- September 27, 2013
- Posted by: Kathleen Clabby
- Category: Chapter update, Press
It may be Brit actors and singers who hit the headlines when they come stateside, but the majority of expats in the country are here for less glamorous reasons — the vast number of enterprises that come under the umbrella of “business.”
Mind the Gap readers have read about Tony Freeman, a Brit working at NASA’s Jet Propulsion Laboratory, or Lisa Powers, a Brit running a famous pub in Santa Monica, but with around a million people from the U.K. working in the U.S., they can be found in every area — especially banking, life sciences, pharmaceuticals and manufacturing.
But how do you make those connections, whether you’re a multinational or an entrepreneur? To get your idea to a North American audience, or your idea to a university in the U.K. that’s researching the same subject? Or find out about visas, taxes and regulations if you go over the pond? Or any of the other countless questions that might apply to your particular skill set, product or idea?

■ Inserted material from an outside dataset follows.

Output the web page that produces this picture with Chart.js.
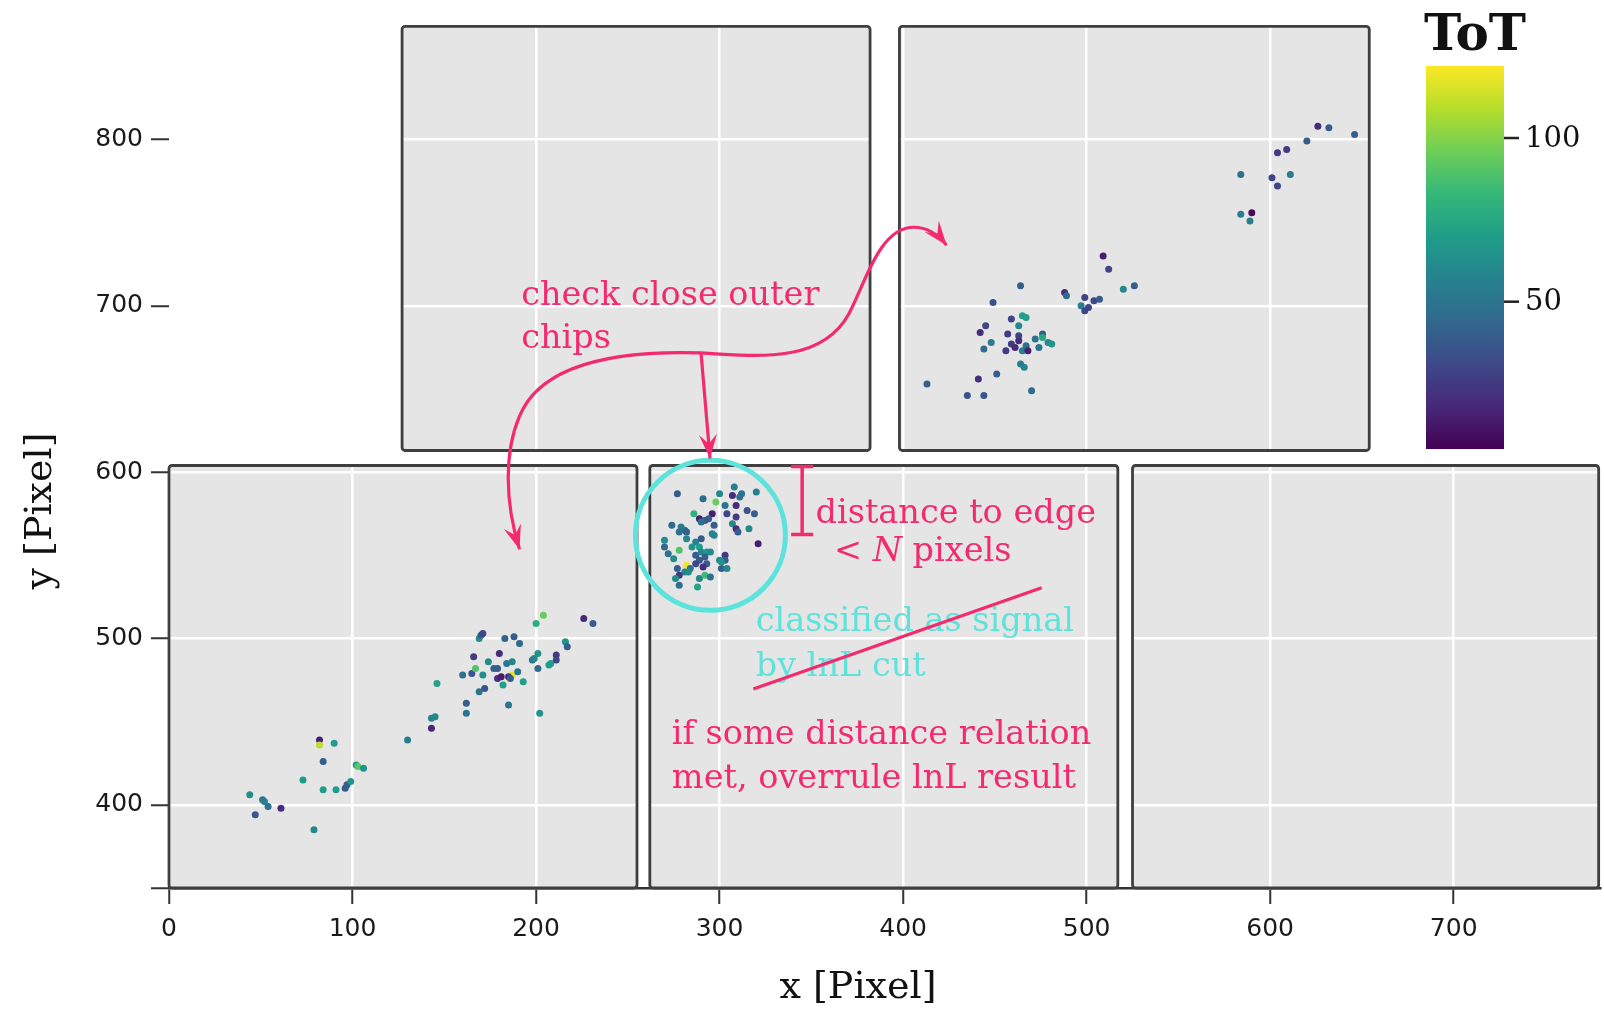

The British-American Business Council (BABC) is the largest transatlantic business network, with 23 chapters — and about 2,500 members — across most of the major business regions in the U.S. and U.K. They can be found in Los Angeles, New York and Washington D.C., but also in Atlanta, Cleveland, Houston and maybe the most unusually named of the group, the Triangle chapter, which is named after the geography of the three major cities of Durham, Raleigh and Chapel Hill in North Carolina.
Just about to celebrate its first anniversary and already boasting 120 members, it too has the goal of linking local businesses with other BABC’s around the country and their counterparts in the U.K. This is done through post-graduate study and research, lectures, events, linking up with Departments of Commerce, Trade and Industry and associated organizations in both countries, and of course there’s also plenty of good old-fashioned networking to promote and improve trade between the regions and the countries. Meetings are bi-monthly, with networking events taking place every four months.
Gary Clementson is a Brit born in North Shields, near Newcastle, and he works a day job as a financial advisor with Merrill Edge/Bank of America, though he also has the voluntary post of Membership Director for the Triangle BABC. He pitches the BABC to businesses in the region who are looking to plug in to BABC’s local and national network, and began his stay in the U.S. like many others still do today: “I moved to the U.S. in 1982 to do my graduate work in NY, and it was a big culture shock back then. The food was wonderful, but it was really difficult to get good beer – the only English brew available then was Watney’s Red Barrel — so I had to drink American beer!”